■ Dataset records
#####

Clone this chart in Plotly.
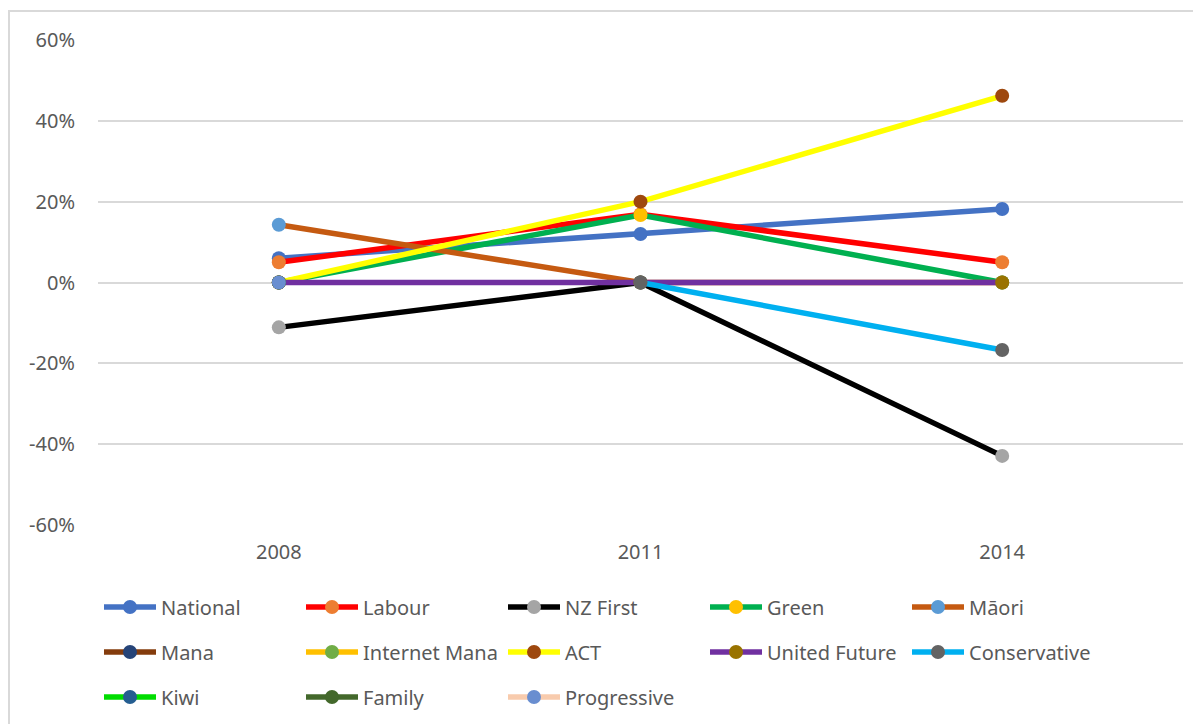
import plotly.graph_objects as go

years = ["2008", "2011", "2014"]

parties = ["National", "Labour", "NZ First", "Green", "Māori",
           "Mana", "Internet Mana", "ACT", "United Future", "Conservative",
           "Kiwi", "Family", "Progressive"]

national = [0.060, 0.120, 0.182]
labour = [0.050, 0.169, 0.050]
nz_first = [-0.111, 0.0, -0.429]
green = [0.0, 0.167, 0.0]
maori = [0.143, 0.0, 0.0]
mana = [None, 0.0, None]
internet_mana = [None, None, 0.0]
act = [0.0, 0.200, 0.462]
united_future = [0.0, 0.0, 0.0]
conservative = [None, 0.0, -0.167]
kiwi = [0.0, None, None]
family = [0.0, None, None]
progressive = [0.0, None, None]

values = [national, labour, nz_first, green, maori, mana, internet_mana, act,
          united_future, conservative, kiwi, family, progressive]

y_ticks = [-0.6, -0.4, -0.2, 0.0, 0.2, 0.4, 0.6]
y_tick_labels = ["-60%", "-40%", "-20%", "0%", "20%", "40%", "60%"]

line_colors = ["#4472C4", "#FF0000", "#000000", "#00B050", "#C55A11",
               "#843C0C", "#FFC000", "#FFFF00", "#7030A0", "#00B0F0",
               "#00DD00", "#43682B", "#F8CBAD"]
marker_colors = ["#4472C4", "#ED7D31", "#A5A5A5", "#FFC000", "#5B9BD5",
                 "#264478", "#70AD47", "#9E480E", "#997300", "#636363",
                 "#255E91", "#43682B", "#698ED0"]

FONT = "Noto Sans"
FS = 20
fig = go.Figure()
for i, (name, vals) in enumerate(zip(parties, values)):
    row = i // 5
    fig.add_trace(go.Scatter(
        x=years, y=vals, name=name, mode="lines+markers",
        line=dict(color=line_colors[i], width=5.5),
        marker=dict(color=marker_colors[i], size=14),
        legend=["legend", "legend2", "legend3"][row],
    ))

OFF = 8  # page body margin
W, H = 1193, 716
L, R, T, B = 98 - OFF, W - (1183 - OFF), 40 - OFF, H - (525 - OFF)
pw = W - L - R
ph = H - T - B

def py(page_pix):
    return (H - B - (page_pix - OFF)) / ph

def px(page_pix):
    return (page_pix - OFF - L) / pw

legend_common = dict(orientation="h", xanchor="left", x=px(99),
                     yanchor="middle",
                     entrywidth=135, entrywidthmode="pixels", itemwidth=52,
                     font=dict(family=FONT, size=FS, color="#595959"),
                     bgcolor="rgba(0,0,0,0)", tracegroupgap=0)

fig.update_layout(
    width=W, height=H,
    margin=dict(l=L, r=R, t=T, b=B, autoexpand=False),
    paper_bgcolor="white", plot_bgcolor="white",
    font=dict(family=FONT, size=FS, color="#595959"),
    showlegend=True,
    legend=dict(legend_common, y=py(607)),
    legend2=dict(legend_common, y=py(652)),
    legend3=dict(legend_common, y=py(697)),
    xaxis=dict(type="category", range=[-0.5, 2.5], showgrid=False,
               showline=False, zeroline=False, ticks="", automargin=False,
               tickfont=dict(family=FONT, size=FS, color="#595959"),
               ticklabelstandoff=13),
    yaxis=dict(range=[-0.6, 0.6], tickvals=y_ticks, ticktext=y_tick_labels,
               showgrid=True, gridcolor="#D9D9D9", gridwidth=1.5,
               zeroline=True, zerolinecolor="#D9D9D9", zerolinewidth=1.5,
               showline=False, ticks="", automargin=False,
               tickfont=dict(family=FONT, size=FS, color="#595959"),
               ticklabelstandoff=22),
    shapes=[dict(type="rect", xref="paper", yref="paper",
                 x0=px(9), x1=1.2,
                 y0=-1.0, y1=py(11),
                 line=dict(color="#D9D9D9", width=2), layer="below")],
)

fig.write_html("out.html")
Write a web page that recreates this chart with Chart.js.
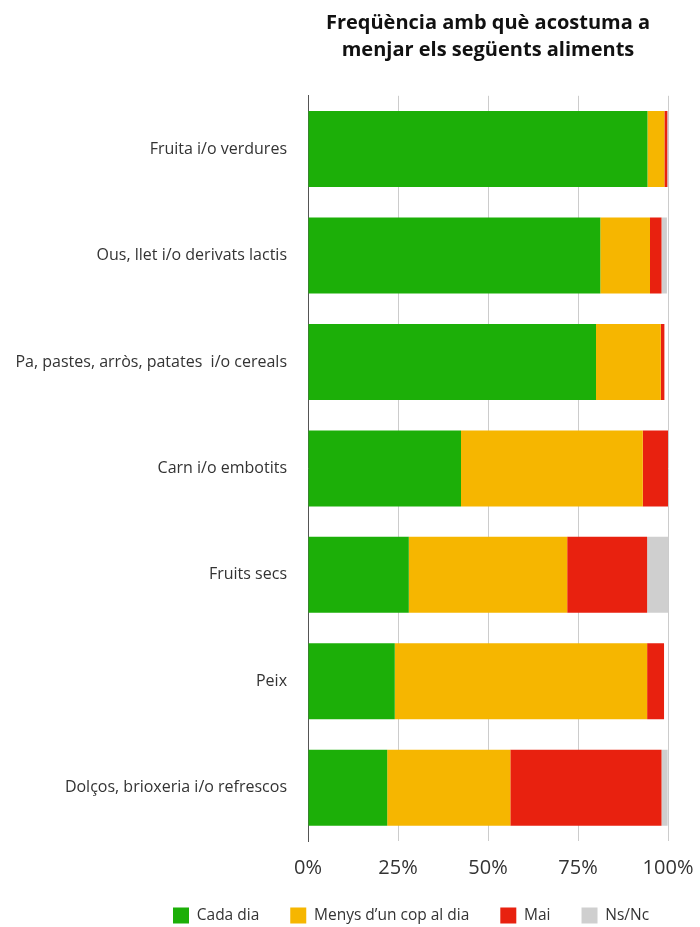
<!DOCTYPE html>
<html>
<head>
<meta charset="utf-8">
<script src="https://cdn.jsdelivr.net/npm/chart.js@4"></script>
<style>
html,body{margin:0;padding:0;background:#fff;}
#wrap{width:700px;height:927px;position:relative;}
</style>
</head>
<body>
<div id="wrap"><canvas id="c"></canvas></div>
<script>
const titleLines = ["Freqüència amb què acostuma a", "menjar els següents aliments"];
const categories = [
  "Fruita i/o verdures",
  "Ous, llet i/o derivats lactis",
  "Pa, pastes, arròs, patates  i/o cereals",
  "Carn i/o embotits",
  "Fruits secs",
  "Peix",
  "Dolços, brioxeria i/o refrescos"
];
const seriesNames = ["Cada dia", "Menys d’un cop al dia", "Mai", "Ns/Nc"];
const cadaDia = [94.3, 81.2, 80.0, 42.5, 28.0, 24.1, 22.0];
const menysDunCop = [4.7, 13.8, 18.0, 50.5, 44.0, 70.1, 34.2];
const mai = [0.8, 3.2, 1.0, 7.0, 22.2, 4.7, 42.0];
const nsNc = [0.2, 1.5, 0.0, 0.0, 5.8, 0.0, 1.7];
const xTicks = [0, 25, 50, 75, 100];

const colors = ["#1caf08", "#f6b600", "#e8210f", "#cfcfcf"];
const FONT = "'Open Sans', Lato, sans-serif";

const shiftPlugin = {
  id: 'shiftPlugin',
  afterLayout(chart) {
    const ca = chart.chartArea;
    if (chart.titleBlock) {
      chart.titleBlock.left = ca.left;
      chart.titleBlock.right = ca.right;
    }
    const lg = chart.legend;
    if (lg && lg.lineWidths) {
      const pad = lg.options.labels.padding;
      const startX = (lg.left + pad + lg.right - lg.lineWidths[0]) / 2;
      const dx = 173 - startX;
      lg.left += dx;
      lg.right += dx;
      const dy = -4.5;
      lg.top += dy;
      lg.bottom += dy;
    }
  }
};

new Chart(document.getElementById('c'), {
  type: 'bar',
  data: {
    labels: categories,
    datasets: [cadaDia, menysDunCop, mai, nsNc].map((d, i) => ({
      label: seriesNames[i],
      data: d,
      backgroundColor: colors[i],
      borderWidth: 0,
      barPercentage: 0.714,
      categoryPercentage: 1.0
    }))
  },
  options: {
    indexAxis: 'y',
    responsive: true,
    maintainAspectRatio: false,
    animation: false,
    layout: { padding: { top: 0, left: 0, right: 32, bottom: -11 } },
    scales: {
      x: {
        stacked: true,
        min: 0,
        max: 100,
        afterBuildTicks: s => { s.ticks = xTicks.map(v => ({ value: v })); },
        afterFit: s => { s.paddingLeft = 0; s.paddingRight = 0; s.height = 40; },
        ticks: {
          callback: v => v + '%',
          color: '#333',
          padding: 15,
          font: { family: FONT, size: 20 }
        },
        grid: { color: '#cccccc', lineWidth: 1, drawTicks: false },
        border: { display: false }
      },
      y: {
        stacked: true,
        afterFit: s => { s.width = 308; },
        ticks: {
          color: '#333',
          padding: 21,
          font: { family: FONT, size: 16 }
        },
        grid: { display: false, drawTicks: false },
        border: { display: true, color: '#555', width: 1 }
      }
    },
    plugins: {
      title: {
        display: true,
        text: titleLines,
        color: '#111',
        font: { family: FONT, size: 20, weight: 'bold', lineHeight: 1.35 },
        padding: { top: 9.5, bottom: 32.3 }
      },
      legend: {
        position: 'bottom',
        labels: {
          boxWidth: 16,
          boxHeight: 16,
          padding: 31,
          color: '#333',
          font: { family: FONT, size: 15.5 }
        }
      },
      tooltip: { enabled: false }
    }
  },
  plugins: [shiftPlugin]
});
</script>
</body>
</html>
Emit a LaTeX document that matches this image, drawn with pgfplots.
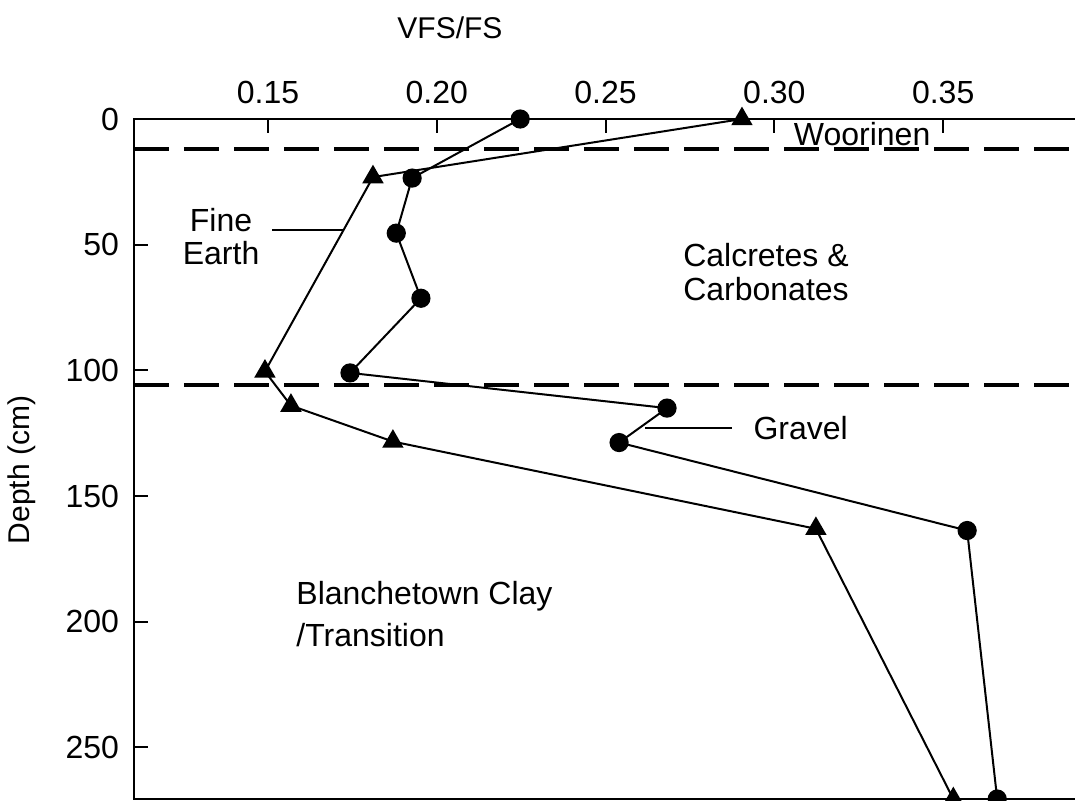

#####

■ Problem to solve
Leaving all pictures aside, quote each record exactly.

■ The solution
Clone this chart in Plotly.
import plotly.graph_objects as go

years = ["2008", "2011", "2014"]

parties = ["National", "Labour", "NZ First", "Green", "Māori",
           "Mana", "Internet Mana", "ACT", "United Future", "Conservative",
           "Kiwi", "Family", "Progressive"]

national = [0.060, 0.120, 0.182]
labour = [0.050, 0.169, 0.050]
nz_first = [-0.111, 0.0, -0.429]
green = [0.0, 0.167, 0.0]
maori = [0.143, 0.0, 0.0]
mana = [None, 0.0, None]
internet_mana = [None, None, 0.0]
act = [0.0, 0.200, 0.462]
united_future = [0.0, 0.0, 0.0]
conservative = [None, 0.0, -0.167]
kiwi = [0.0, None, None]
family = [0.0, None, None]
progressive = [0.0, None, None]

values = [national, labour, nz_first, green, maori, mana, internet_mana, act,
          united_future, conservative, kiwi, family, progressive]

y_ticks = [-0.6, -0.4, -0.2, 0.0, 0.2, 0.4, 0.6]
y_tick_labels = ["-60%", "-40%", "-20%", "0%", "20%", "40%", "60%"]

line_colors = ["#4472C4", "#FF0000", "#000000", "#00B050", "#C55A11",
               "#843C0C", "#FFC000", "#FFFF00", "#7030A0", "#00B0F0",
               "#00DD00", "#43682B", "#F8CBAD"]
marker_colors = ["#4472C4", "#ED7D31", "#A5A5A5", "#FFC000", "#5B9BD5",
                 "#264478", "#70AD47", "#9E480E", "#997300", "#636363",
                 "#255E91", "#43682B", "#698ED0"]

FONT = "Noto Sans"
FS = 20
fig = go.Figure()
for i, (name, vals) in enumerate(zip(parties, values)):
    row = i // 5
    fig.add_trace(go.Scatter(
        x=years, y=vals, name=name, mode="lines+markers",
        line=dict(color=line_colors[i], width=5.5),
        marker=dict(color=marker_colors[i], size=14),
        legend=["legend", "legend2", "legend3"][row],
    ))

OFF = 8  # page body margin
W, H = 1193, 716
L, R, T, B = 98 - OFF, W - (1183 - OFF), 40 - OFF, H - (525 - OFF)
pw = W - L - R
ph = H - T - B

def py(page_pix):
    return (H - B - (page_pix - OFF)) / ph

def px(page_pix):
    return (page_pix - OFF - L) / pw

legend_common = dict(orientation="h", xanchor="left", x=px(99),
                     yanchor="middle",
                     entrywidth=135, entrywidthmode="pixels", itemwidth=52,
                     font=dict(family=FONT, size=FS, color="#595959"),
                     bgcolor="rgba(0,0,0,0)", tracegroupgap=0)

fig.update_layout(
    width=W, height=H,
    margin=dict(l=L, r=R, t=T, b=B, autoexpand=False),
    paper_bgcolor="white", plot_bgcolor="white",
    font=dict(family=FONT, size=FS, color="#595959"),
    showlegend=True,
    legend=dict(legend_common, y=py(607)),
    legend2=dict(legend_common, y=py(652)),
    legend3=dict(legend_common, y=py(697)),
    xaxis=dict(type="category", range=[-0.5, 2.5], showgrid=False,
               showline=False, zeroline=False, ticks="", automargin=False,
               tickfont=dict(family=FONT, size=FS, color="#595959"),
               ticklabelstandoff=13),
    yaxis=dict(range=[-0.6, 0.6], tickvals=y_ticks, ticktext=y_tick_labels,
               showgrid=True, gridcolor="#D9D9D9", gridwidth=1.5,
               zeroline=True, zerolinecolor="#D9D9D9", zerolinewidth=1.5,
               showline=False, ticks="", automargin=False,
               tickfont=dict(family=FONT, size=FS, color="#595959"),
               ticklabelstandoff=22),
    shapes=[dict(type="rect", xref="paper", yref="paper",
                 x0=px(9), x1=1.2,
                 y0=-1.0, y1=py(11),
                 line=dict(color="#D9D9D9", width=2), layer="below")],
)

fig.write_html("out.html")
Write a web page that recreates this chart with Chart.js.
<!DOCTYPE html>
<html>
<head>
<meta charset="utf-8">
<script src="https://cdn.jsdelivr.net/npm/chart.js@4"></script>
<style>
html,body{margin:0;padding:0;background:#fff;}
#wrap{width:700px;height:927px;position:relative;}
</style>
</head>
<body>
<div id="wrap"><canvas id="c"></canvas></div>
<script>
const titleLines = ["Freqüència amb què acostuma a", "menjar els següents aliments"];
const categories = [
  "Fruita i/o verdures",
  "Ous, llet i/o derivats lactis",
  "Pa, pastes, arròs, patates  i/o cereals",
  "Carn i/o embotits",
  "Fruits secs",
  "Peix",
  "Dolços, brioxeria i/o refrescos"
];
const seriesNames = ["Cada dia", "Menys d’un cop al dia", "Mai", "Ns/Nc"];
const cadaDia = [94.3, 81.2, 80.0, 42.5, 28.0, 24.1, 22.0];
const menysDunCop = [4.7, 13.8, 18.0, 50.5, 44.0, 70.1, 34.2];
const mai = [0.8, 3.2, 1.0, 7.0, 22.2, 4.7, 42.0];
const nsNc = [0.2, 1.5, 0.0, 0.0, 5.8, 0.0, 1.7];
const xTicks = [0, 25, 50, 75, 100];

const colors = ["#1caf08", "#f6b600", "#e8210f", "#cfcfcf"];
const FONT = "'Open Sans', Lato, sans-serif";

const shiftPlugin = {
  id: 'shiftPlugin',
  afterLayout(chart) {
    const ca = chart.chartArea;
    if (chart.titleBlock) {
      chart.titleBlock.left = ca.left;
      chart.titleBlock.right = ca.right;
    }
    const lg = chart.legend;
    if (lg && lg.lineWidths) {
      const pad = lg.options.labels.padding;
      const startX = (lg.left + pad + lg.right - lg.lineWidths[0]) / 2;
      const dx = 173 - startX;
      lg.left += dx;
      lg.right += dx;
      const dy = -4.5;
      lg.top += dy;
      lg.bottom += dy;
    }
  }
};

new Chart(document.getElementById('c'), {
  type: 'bar',
  data: {
    labels: categories,
    datasets: [cadaDia, menysDunCop, mai, nsNc].map((d, i) => ({
      label: seriesNames[i],
      data: d,
      backgroundColor: colors[i],
      borderWidth: 0,
      barPercentage: 0.714,
      categoryPercentage: 1.0
    }))
  },
  options: {
    indexAxis: 'y',
    responsive: true,
    maintainAspectRatio: false,
    animation: false,
    layout: { padding: { top: 0, left: 0, right: 32, bottom: -11 } },
    scales: {
      x: {
        stacked: true,
        min: 0,
        max: 100,
        afterBuildTicks: s => { s.ticks = xTicks.map(v => ({ value: v })); },
        afterFit: s => { s.paddingLeft = 0; s.paddingRight = 0; s.height = 40; },
        ticks: {
          callback: v => v + '%',
          color: '#333',
          padding: 15,
          font: { family: FONT, size: 20 }
        },
        grid: { color: '#cccccc', lineWidth: 1, drawTicks: false },
        border: { display: false }
      },
      y: {
        stacked: true,
        afterFit: s => { s.width = 308; },
        ticks: {
          color: '#333',
          padding: 21,
          font: { family: FONT, size: 16 }
        },
        grid: { display: false, drawTicks: false },
        border: { display: true, color: '#555', width: 1 }
      }
    },
    plugins: {
      title: {
        display: true,
        text: titleLines,
        color: '#111',
        font: { family: FONT, size: 20, weight: 'bold', lineHeight: 1.35 },
        padding: { top: 9.5, bottom: 32.3 }
      },
      legend: {
        position: 'bottom',
        labels: {
          boxWidth: 16,
          boxHeight: 16,
          padding: 31,
          color: '#333',
          font: { family: FONT, size: 15.5 }
        }
      },
      tooltip: { enabled: false }
    }
  },
  plugins: [shiftPlugin]
});
</script>
</body>
</html>
Emit a LaTeX document that matches this image, drawn with pgfplots.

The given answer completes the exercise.